Peter Navarro slams as ‘revenge porn’ claims by ‘warlord’ John Bolton

White House Director of Trade and Manufacturing Peter Navarro described as “revenge porn” claims made by former Trump national security adviser John Bolton in a new tell-all about the president, disputing his claims and characterizing Bolton as the “warlord” of “an autonomous zone in the National Security Council” during his tenure.

“My take on him is Big Lie Bolton, it’s Book Deal Bolton — he is doing it for the money, that is pretty clear, and my view is it [is] the Washington swamp’s equivalent of revenge porn,” Navarro said to reporters outside of the White House on Thursday. He had been calling it “deep-swamp revenge porn” moments earlier in a Fox News interview.

Bolton “set up an autonomous zone in the National Security Council office and established himself effectively as his own warlord,” Navarro said. “He refused to obey anything coming from the chief of staff. And then, in terms of being in sync with the foreign policy, with the White House, he had no interest in it.”

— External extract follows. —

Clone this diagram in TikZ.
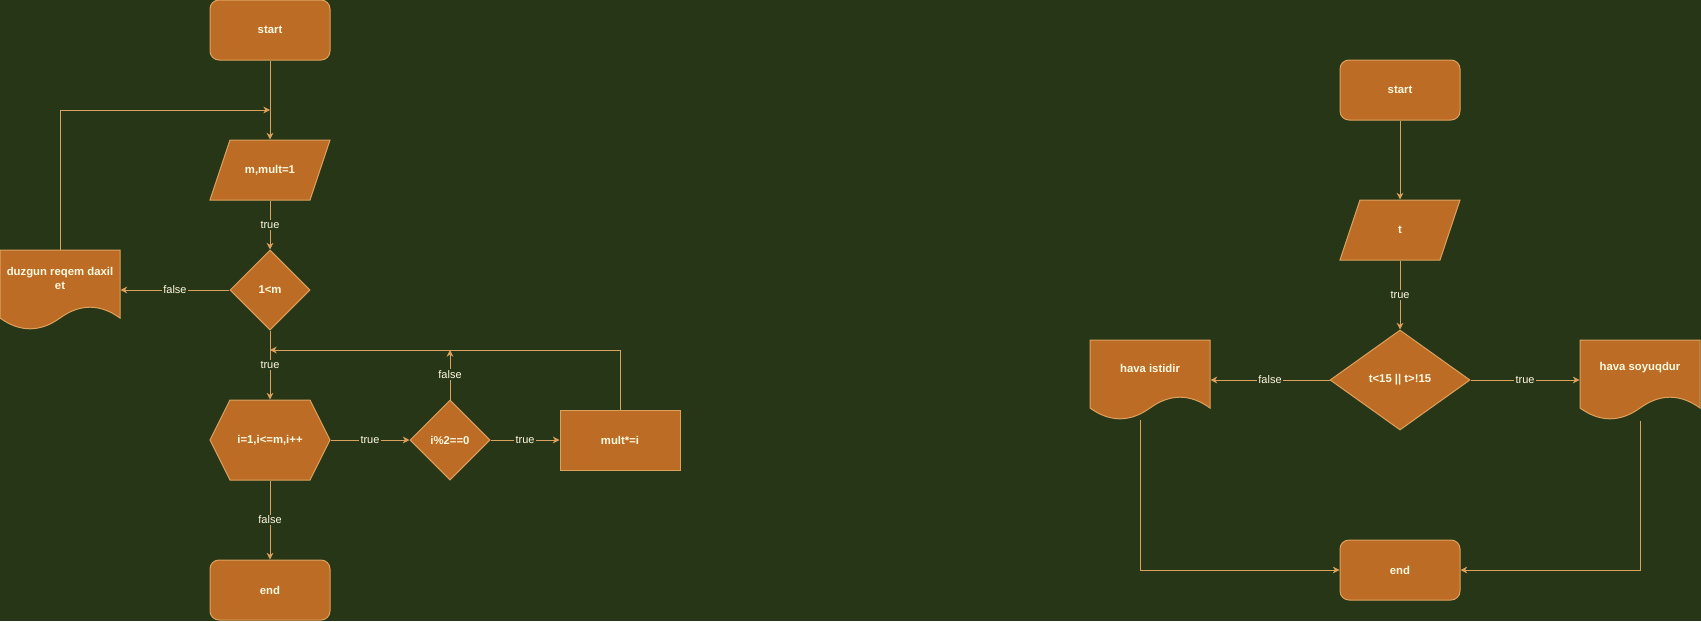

Navarro said that he expected Bolton, a longtime foreign policy hawk who has served multiple administrations, to take “a strong interest” in the White House’s China policy. “I was really surprised when he came out so hard, leading with the idea that this President Donald J. Trump, the greatest president in history, standing up to China would somehow be soft on China.”

Trump’s manufacturing czar denied Bolton’s claim that the president asked Chinese leader Xi Jinping to buy American agricultural products ahead of the election to help him win in farm states. He also said it was untrue that Trump spoke approvingly of Chinese-run concentration camps for Uighurs.

“I was at that dinner that Bolton purports to have heard something which he’s described. I didn’t hear that. I didn’t hear that at all,” Navarro said. Bolton’s book repeatedly characterizes Trump’s interactions with Xi as driven “by reelection calculations” and says his advisers were divided by their divergent views on China, characterizing them as “panda huggers,” “free-traders,” or China hawks “like Commerce Secretary Ross, Robert Lighthizer and Peter Navarro.”

Bolton also writes that, according to the administration’s interpreter, Trump, during the opening dinner of the Osaka G-20 where only interpreters were present, suggested Xi to “go ahead with building the camps, which Trump thought was exactly the right thing to do.”

In a series of tweets on Thursday, Trump denied Bolton’s claims as “a compilation of lies and made up stories,” calling his former adviser a “sick puppy” and wrote that “President Bush fired him also.”

Navarro criticized Bolton’s time in the Bush White House, too.

“The pattern of behavior of John Book Deal Bolton is to go into an administration, advance his own agenda, and when he gets fired from that administration or leaves like he did in the Bush administration, he leaves and then criticizes the people he left behind who gave him the job,” Navarro said. “He did that with the Bush administration after he helped get the Bush administration into the Iraq War by pushing the big lie that Iraq had weapons of mass destruction. That’s the pattern.”